Patagonia Action Works: ‘Time up’ for CSR departments in the climate activism era
EXCLUSIVE: As outdoor company Patagonia issued the next programme in its 45-year history of activism, the company's director of environmental initiatives has claimed that isolated departments overseeing sustainability have no function as more people demand action on the climate emergency.
Patagonia has today (25 September) embarked on the latest initiative on environmental activism that has spanned almost half a century. Patagonia Action Works, a digital community that connects local communities with grassroots organisations looking to save the planet, has launched in the UK and across Europe.
It will attempt to replicate the influence that the programme had in North America, where more than half a million people have taken action to support environmental issues through the platform.
The launch is timely, given the sheer volume of people that have taken part in a global day of climate strikes last Friday (20 September).

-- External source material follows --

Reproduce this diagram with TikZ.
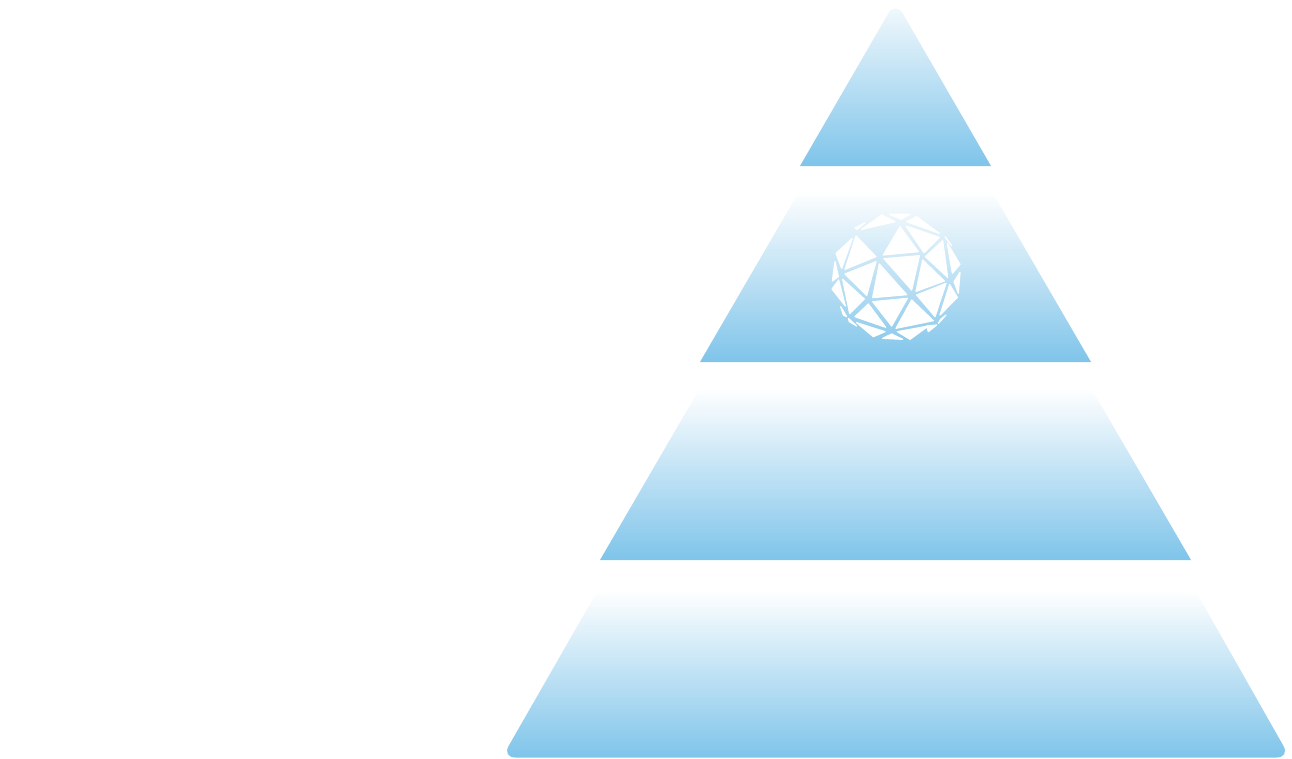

And while some businesses are declaring climate emergencies, Patagonia believes that influence and engagement is key to sparking long-term change from the heightened awareness on climate change. For this engagement to create noteworthy changes, the company’s director of environmental initiatives, Mihela Hladin Wolfe, believes that there is “no time” for traditional CSR departments anymore.
“Businesses need to be held accountable by others for their role in contributing and mitigating climate change,” Hladin Wolfe told edie. “We totally respect that citizens are holding us more accountable. In terms of response, businesses shouldn’t be looking at short-term solutions, or just a few proof points that show that a business is doing something. You need to influence and engage, and you might need to change to be able to do that.
“There is no time anymore for CSR departments, or for sustainability professionals to sit outside of the boardroom. The management team needs an alignment with sustainability, and I think the times where a company has a CSR department is over. It needs to be heard and understood across a business.”
The online Action Works community is the latest chapter in Patagonia’s activism and giving programme, 1% for the Planet. The 1% platform is a global movement created by Patagonia founder, Yvon Chouinard and conservationist Craig Mathews. The platform’s support of grassroots environmental organisations around the world has totalled more than $100m and has reached thousands of groups. In 2016, the firm raised $10m for environmental grassroots non-profits, after donating 100% of the global sales that it generated from Black Friday.
According to Hladin Wolfe, big businesses should be focusing on influence as a means to accelerate climate action, rather than solely focusing on traditional reductions of resource use and carbon emissions.
Patagonia’s influence drive is focused both internally and externally. The Action Works platform is a clear example of external activism that engages citizens and communities on the actions they can take to protect the environment, including beach and river cleans. However, Hladin Wolfe also claims that Patagonia has an “open-door policy” with the NGOs it supports, meaning that organisations frequently come to Patagonia offices to engage and educate staff.
“We expose our staff to the relevant information so they have access to the reality of what is going on outside of our walls,” Hladin Wolfe said. “Then they can look internally, at each of their departments, to see where the big change can come from.”
Patagonia also joined the likes of Ben & Jerry’s, Lush Cosmetics and personal care firm Seventh Generation in encouraging staff to take part in last Friday’s global day of climate strikes. At the time, Patagonia’s president Rose Marcario said that the company was “inspired by the youth activists who have led a global movement”.
However, Hladin Wolfe noted the importance of placing climate change at the top of the corporate agenda if staff are to be truly motivated and influenced by the strikes and the wider activism movement.
The strikes can, however, be successfully used to motivate staff to look at business targets in a new light, in order to spur a new era of business leadership that looks beyond reductions, engages with supply chains and pushes for carbon-neutral targets well ahead of the 2050 deadline suggested by scientific data.
Patagonia is attempting to lead in this regard. The company’s goal is to be carbon neutral across its entire business, including supply chain by 2025. The supply chain accounts for 97% of Patagonia carbon emissions.
As more staff become educated, and therefore take up sustainable actions and targets themselves, this should allow the business to switch its mindset. Patagonia has been a certified B Corp since 2011, and Hladin Wolfe noted how the initiative pushed the company to make annual improvements as part of a long-term mindset. In fact, research has revealed that businesses within the purpose-driven B Corp movement are growing 28 times faster than the national economic growth of 0.5%.
Hladin Wolfe argued that businesses couldn’t view carbon-neutral or net-zero targets as an endpoint, where corporate responsibility ceases to exist altogether.
“Businesses need to stop hoping that there is an endpoint to this,” she added. “They need to reflect that this is a journey and you just aim to improve every day. If you take this mindset, the discussion changes and it helps the fear go away.
“Short-termism is a fear of failure. the narrative is changing, and a lot is about how we can increase our impact, but instead you should increase your influence across other sectors. Especially those that are high carbon. We can do a lot more than just reduce.”